◆ DIRECTION
Skip pictures in the listing below; copy exactly the lines from the one with "Output the LaTeX" through the one with "(0,2) -- (300,2);", inclusive.

◆ DATA EXCERPTS
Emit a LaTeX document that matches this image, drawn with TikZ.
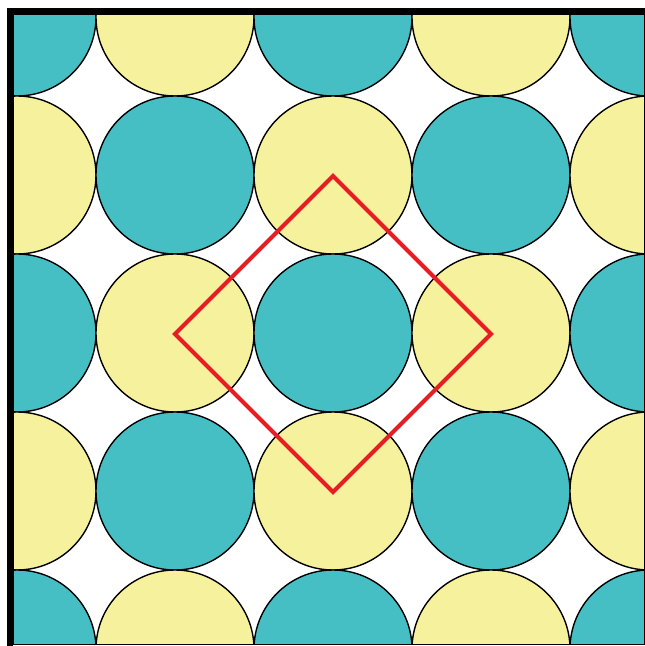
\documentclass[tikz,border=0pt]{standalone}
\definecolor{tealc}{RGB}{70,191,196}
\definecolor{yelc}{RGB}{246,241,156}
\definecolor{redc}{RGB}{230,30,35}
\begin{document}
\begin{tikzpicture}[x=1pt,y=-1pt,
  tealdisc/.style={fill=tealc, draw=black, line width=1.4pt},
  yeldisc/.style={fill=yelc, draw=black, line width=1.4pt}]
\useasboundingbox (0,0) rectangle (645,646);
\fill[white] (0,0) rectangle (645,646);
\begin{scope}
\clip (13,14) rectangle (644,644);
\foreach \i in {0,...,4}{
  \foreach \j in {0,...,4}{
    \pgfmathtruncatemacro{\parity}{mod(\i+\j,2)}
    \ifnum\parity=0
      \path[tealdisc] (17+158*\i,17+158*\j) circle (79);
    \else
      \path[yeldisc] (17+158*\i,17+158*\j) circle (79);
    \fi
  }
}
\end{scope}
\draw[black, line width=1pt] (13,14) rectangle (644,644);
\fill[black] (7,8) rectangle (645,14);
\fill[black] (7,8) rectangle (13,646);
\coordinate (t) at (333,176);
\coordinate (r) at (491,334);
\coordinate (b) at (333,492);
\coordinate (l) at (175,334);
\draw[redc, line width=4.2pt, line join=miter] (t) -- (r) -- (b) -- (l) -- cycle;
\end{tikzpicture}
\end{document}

...

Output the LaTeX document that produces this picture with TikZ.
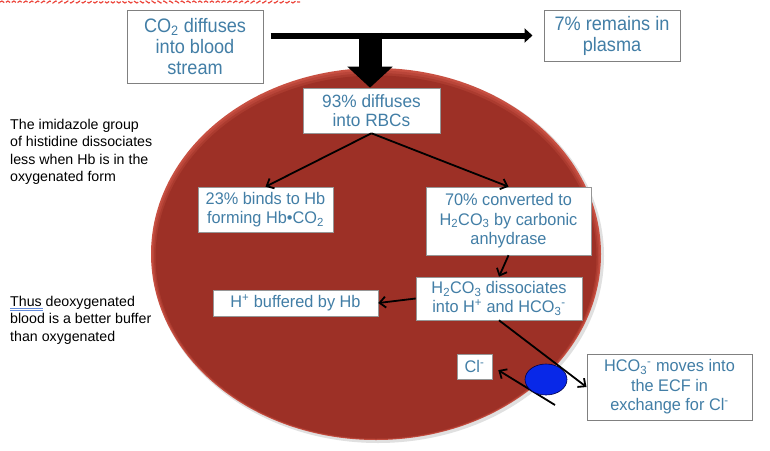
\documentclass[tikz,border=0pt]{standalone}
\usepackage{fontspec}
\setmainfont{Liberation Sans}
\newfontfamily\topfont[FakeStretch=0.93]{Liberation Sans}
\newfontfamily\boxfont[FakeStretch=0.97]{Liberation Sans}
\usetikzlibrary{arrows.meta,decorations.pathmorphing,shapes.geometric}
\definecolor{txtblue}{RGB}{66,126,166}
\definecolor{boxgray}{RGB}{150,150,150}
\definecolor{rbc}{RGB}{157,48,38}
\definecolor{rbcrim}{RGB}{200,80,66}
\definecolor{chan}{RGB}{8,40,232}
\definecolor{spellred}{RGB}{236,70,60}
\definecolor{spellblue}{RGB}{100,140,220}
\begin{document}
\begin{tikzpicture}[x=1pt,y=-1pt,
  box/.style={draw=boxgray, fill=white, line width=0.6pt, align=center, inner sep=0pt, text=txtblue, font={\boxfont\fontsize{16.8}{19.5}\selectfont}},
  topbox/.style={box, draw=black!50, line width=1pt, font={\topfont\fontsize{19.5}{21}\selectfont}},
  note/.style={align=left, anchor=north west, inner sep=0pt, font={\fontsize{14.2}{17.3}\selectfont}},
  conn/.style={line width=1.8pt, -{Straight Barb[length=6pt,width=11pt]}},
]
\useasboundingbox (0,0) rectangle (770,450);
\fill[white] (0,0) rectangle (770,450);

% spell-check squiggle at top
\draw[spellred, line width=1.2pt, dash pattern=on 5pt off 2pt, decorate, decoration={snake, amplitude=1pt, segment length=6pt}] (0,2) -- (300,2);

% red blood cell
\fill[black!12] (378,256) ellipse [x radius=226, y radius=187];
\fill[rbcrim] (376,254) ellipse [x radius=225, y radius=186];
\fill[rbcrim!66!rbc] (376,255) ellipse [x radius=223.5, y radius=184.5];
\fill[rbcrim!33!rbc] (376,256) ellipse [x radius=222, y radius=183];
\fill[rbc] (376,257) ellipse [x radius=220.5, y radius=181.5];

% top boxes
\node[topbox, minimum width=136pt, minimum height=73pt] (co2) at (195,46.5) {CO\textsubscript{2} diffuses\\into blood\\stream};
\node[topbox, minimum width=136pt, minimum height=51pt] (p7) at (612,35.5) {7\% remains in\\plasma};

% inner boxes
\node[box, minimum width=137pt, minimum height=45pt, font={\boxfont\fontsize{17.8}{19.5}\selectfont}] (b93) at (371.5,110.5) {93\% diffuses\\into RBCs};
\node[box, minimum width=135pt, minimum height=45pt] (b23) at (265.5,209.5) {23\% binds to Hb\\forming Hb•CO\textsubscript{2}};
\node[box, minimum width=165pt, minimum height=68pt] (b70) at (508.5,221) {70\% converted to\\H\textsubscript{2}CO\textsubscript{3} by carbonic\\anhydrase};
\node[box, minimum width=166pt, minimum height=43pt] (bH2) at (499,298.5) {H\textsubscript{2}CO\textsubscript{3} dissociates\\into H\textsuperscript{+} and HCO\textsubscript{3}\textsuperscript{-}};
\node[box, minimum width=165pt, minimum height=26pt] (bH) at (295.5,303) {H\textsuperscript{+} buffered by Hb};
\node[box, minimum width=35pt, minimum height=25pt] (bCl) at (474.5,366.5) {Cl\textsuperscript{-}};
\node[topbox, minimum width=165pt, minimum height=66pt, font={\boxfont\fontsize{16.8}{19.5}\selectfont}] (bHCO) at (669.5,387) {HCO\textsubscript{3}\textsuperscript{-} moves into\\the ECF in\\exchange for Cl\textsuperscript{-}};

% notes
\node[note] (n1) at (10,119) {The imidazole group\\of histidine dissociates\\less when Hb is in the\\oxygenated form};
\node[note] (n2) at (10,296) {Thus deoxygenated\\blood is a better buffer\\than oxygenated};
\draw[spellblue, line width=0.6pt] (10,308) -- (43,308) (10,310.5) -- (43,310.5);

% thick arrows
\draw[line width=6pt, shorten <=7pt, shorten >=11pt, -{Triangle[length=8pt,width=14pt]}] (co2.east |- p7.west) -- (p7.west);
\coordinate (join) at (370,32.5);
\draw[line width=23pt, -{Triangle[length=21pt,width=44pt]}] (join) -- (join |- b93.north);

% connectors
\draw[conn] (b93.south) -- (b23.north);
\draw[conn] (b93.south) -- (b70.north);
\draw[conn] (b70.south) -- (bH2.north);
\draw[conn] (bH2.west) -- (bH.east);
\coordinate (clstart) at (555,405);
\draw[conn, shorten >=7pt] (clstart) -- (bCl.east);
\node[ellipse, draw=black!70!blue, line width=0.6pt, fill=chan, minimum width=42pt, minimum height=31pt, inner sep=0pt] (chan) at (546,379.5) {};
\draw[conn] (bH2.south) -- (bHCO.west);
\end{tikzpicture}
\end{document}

◆ RESULT FOR THIS EXERCISE
Output the LaTeX document that produces this picture with TikZ.
\documentclass[tikz,border=0pt]{standalone}
\usepackage{fontspec}
\setmainfont{Liberation Sans}
\newfontfamily\topfont[FakeStretch=0.93]{Liberation Sans}
\newfontfamily\boxfont[FakeStretch=0.97]{Liberation Sans}
\usetikzlibrary{arrows.meta,decorations.pathmorphing,shapes.geometric}
\definecolor{txtblue}{RGB}{66,126,166}
\definecolor{boxgray}{RGB}{150,150,150}
\definecolor{rbc}{RGB}{157,48,38}
\definecolor{rbcrim}{RGB}{200,80,66}
\definecolor{chan}{RGB}{8,40,232}
\definecolor{spellred}{RGB}{236,70,60}
\definecolor{spellblue}{RGB}{100,140,220}
\begin{document}
\begin{tikzpicture}[x=1pt,y=-1pt,
  box/.style={draw=boxgray, fill=white, line width=0.6pt, align=center, inner sep=0pt, text=txtblue, font={\boxfont\fontsize{16.8}{19.5}\selectfont}},
  topbox/.style={box, draw=black!50, line width=1pt, font={\topfont\fontsize{19.5}{21}\selectfont}},
  note/.style={align=left, anchor=north west, inner sep=0pt, font={\fontsize{14.2}{17.3}\selectfont}},
  conn/.style={line width=1.8pt, -{Straight Barb[length=6pt,width=11pt]}},
]
\useasboundingbox (0,0) rectangle (770,450);
\fill[white] (0,0) rectangle (770,450);

% spell-check squiggle at top
\draw[spellred, line width=1.2pt, dash pattern=on 5pt off 2pt, decorate, decoration={snake, amplitude=1pt, segment length=6pt}] (0,2) -- (300,2);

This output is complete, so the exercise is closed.